Mr. Clay's father, the Rev. Arthur P. Clay, led the Louisiana SCLC. At 15, Mr. Clay became the youngest member of the organization's national board of directors. He says his tenure as president will be temporary, and that he has no aspirations to be the permanent leader of the SCLC.

“I am not interested in promoting Byron Clay,” he said. “I didn't ask for this position, I didn't seek it.”

Mr. Clay was named interim president in February. His predecessor, Charles Steele, of Tuscaloosa, Alabama, resigned after more than four years at the helm. Mr. Steele is credited with giving the SCLC solid financial footing, opening conflict resolution centers overseas and building the group's new headquarters.

Mr.
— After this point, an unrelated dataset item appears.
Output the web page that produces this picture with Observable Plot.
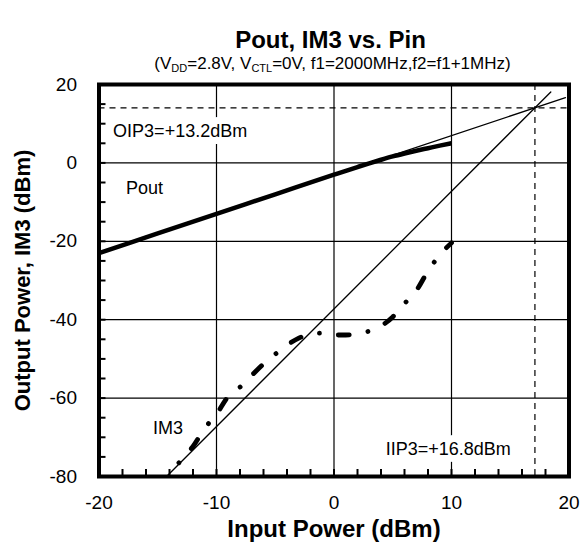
<!DOCTYPE html>
<html>
<head>
<meta charset="utf-8">
<script src="https://cdn.jsdelivr.net/npm/d3@7"></script>
<script src="https://cdn.jsdelivr.net/npm/@observablehq/plot@0.6"></script>
<style>
  body { margin: 0; background: #fff; font-family: "Liberation Sans", Arial, sans-serif; }
  #head { position: relative; width: 587px; height: 72px; }
  #title { position: absolute; left: 0; width: 587px; top: 26px; text-align: center; padding-left: 74px; box-sizing: border-box; font-weight: bold; font-size: 24px; line-height: 28px; }
  #sub { position: absolute; left: 0; width: 587px; top: 54px; text-align: center; padding-left: 78px; box-sizing: border-box; font-size: 17px; line-height: 19px; }
  #sub sub { font-size: 11px; vertical-align: -3px; line-height: 0; }
</style>
</head>
<body>
<div id="head">
  <div id="title">Pout, IM3 vs. Pin</div>
  <div id="sub">(V<sub>DD</sub>=2.8V, V<sub>CTL</sub>=0V, f1=2000MHz,f2=f1+1MHz)</div>
</div>
<div id="chart"></div>
<script>
// Measured output power (thick solid)
const poutX = [-20, -15, -10, -5, 0, 2, 3, 4, 5, 6, 7, 8, 9, 10];
const poutY = [-23.0, -18.0, -13.0, -8.0, -3.0, -1.05, -0.1, 0.8, 1.65, 2.4, 3.1, 3.75, 4.4, 5.0];
// Measured IM3 (thick dash-dot)
const im3X = [-13.2, -12, -11, -10, -9, -8, -7, -6, -5, -4, -3, -2, -1, 0, 1, 2, 3, 4, 5, 6, 7, 8, 9, 10];
const im3Y = [-76.5, -72.3, -67.7, -64.1, -59.6, -57.2, -54.2, -51.3, -48.8, -46.5, -44.7, -43.7, -43.4, -43.9, -43.9, -43.6, -42.9, -41.6, -39.3, -35.9, -32.6, -27.6, -23.5, -20.4];
// Linear extrapolations (thin)
const poutLinX = [-20, 19.7];
const poutLinY = [-23.05, 16.65];
const im3LinX = [-14.25, 18.45];
const im3LinY = [-80, 18.1];
// Intercept guide lines (dashed)
const oip3Level = [14.05];
const iip3Level = [17.1];
// Ticks
const xTicks = [-20, -10, 0, 10, 20];
const yTicks = [20, 0, -20, -40, -60, -80];
const xGrid = [-10, 0, 10];
const yGrid = [0, -20, -40, -60];
const xMinor = [-18, -16, -14, -12, -10, -8, -6, -4, -2, 0, 2, 4, 6, 8, 10, 12, 14, 16, 18];
const yMinor = [15, 10, 5, 0, -5, -10, -15, -20, -25, -30, -35, -40, -45, -50, -55, -60, -65, -70, -75];
// Annotations
const noteText = ["OIP3=+13.2dBm", "Pout", "IM3", "IIP3=+16.8dBm"];
const noteX = [-18.8, -17.7, -15.4, 4.4];
const noteY = [8.0, -6.5, -67.8, -73.1];

const toRows = (xs, ys) => xs.map((x, i) => ({x, y: ys[i]}));
const notes = noteText.map((t, i) => ({t, x: noteX[i], y: noteY[i]}));

const font = "'Liberation Sans', Arial, sans-serif";
const chart = Plot.plot({
  width: 587,
  height: 473,
  marginLeft: 98.5,
  marginRight: 18.5,
  marginTop: 12,
  marginBottom: 69,
  style: {fontFamily: font, background: "white", color: "black"},
  x: {domain: [-20, 20]},
  y: {domain: [-80, 20]},
  marks: [
    Plot.gridX(xGrid, {stroke: "black", strokeOpacity: 1, strokeWidth: 1.2}),
    Plot.gridY(yGrid, {stroke: "black", strokeOpacity: 1, strokeWidth: 1.2}),
    Plot.tickX(xMinor, {x: d => d, stroke: "black", strokeWidth: 2, insetTop: 385}),
    Plot.tickY(yMinor, {y: d => d, stroke: "black", strokeWidth: 2, insetRight: 463}),
    Plot.ruleY(oip3Level, {y: d => d, stroke: "black", strokeWidth: 1.2, strokeDasharray: "6,5"}),
    Plot.ruleX(iip3Level, {x: d => d, stroke: "black", strokeWidth: 1.2, strokeDasharray: "6,5"}),
    Plot.text(notes, {x: "x", y: "y", text: "t", textAnchor: "start", fontSize: 18, fill: "black", stroke: "white", strokeWidth: 14, paintOrder: "stroke", strokeLinejoin: "round"}),
    Plot.line(toRows(poutLinX, poutLinY), {x: "x", y: "y", stroke: "black", strokeWidth: 1.3}),
    Plot.line(toRows(im3LinX, im3LinY), {x: "x", y: "y", stroke: "black", strokeWidth: 1.3}),
    Plot.line(toRows(poutX, poutY), {x: "x", y: "y", stroke: "black", strokeWidth: 4.5, curve: "monotone-x", strokeLinecap: "butt"}),
    Plot.line(toRows(im3X, im3Y), {x: "x", y: "y", stroke: "black", strokeWidth: 4.8, curve: "monotone-x", strokeLinecap: "round", strokeDasharray: "0.01,19,11,19"}),
    Plot.frame({stroke: "black", strokeWidth: 4}),
    Plot.axisX(xTicks, {tickSize: 0, tickPadding: 19, fontSize: 19, tickFormat: d => String(d), label: null}),
    Plot.axisY(yTicks, {tickSize: 0, tickPadding: 22, fontSize: 19, tickFormat: d => String(d), label: null}),
    Plot.text(["Input Power (dBm)"], {frameAnchor: "bottom", dy: 53, fontSize: 24, fontWeight: "bold", textAnchor: "middle", lineAnchor: "middle", fill: "black"}),
    Plot.text(["Output Power, IM3 (dBm)"], {frameAnchor: "left", dx: -76, rotate: -90, fontSize: 22, fontWeight: "bold", textAnchor: "middle", lineAnchor: "middle", fill: "black"})
  ]
});
document.getElementById("chart").appendChild(chart);
</script>
</body>
</html>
Clay said his aims include returning the SCLC to its Christian roots and recommitting the organization to Dr. King's ideals. He also plans to rebuild chapters and establish new ones, and said that the SCLC is still as relevant as ever, but must get back to its original mission.

“We can never afford to degenerate to a political or civic organization,” he said. “The SCLC has the moral track record to bring forth reconciliation. The nation is ready for the SCLC to be restored to its stalwart role. The issues are there.”

Mr. Clay cited the country's high unemployment rate, the housing crisis and racism as persisting challenges for the SCLC to address, and said that the organization would help the suffering regardless of their race.

“I am always moved when I see people whose lives are stuck in oppressive conditions,” Mr. Clay said. “We are gathering leaders ... to give them an opportunity to see some of the Third World communities in America.”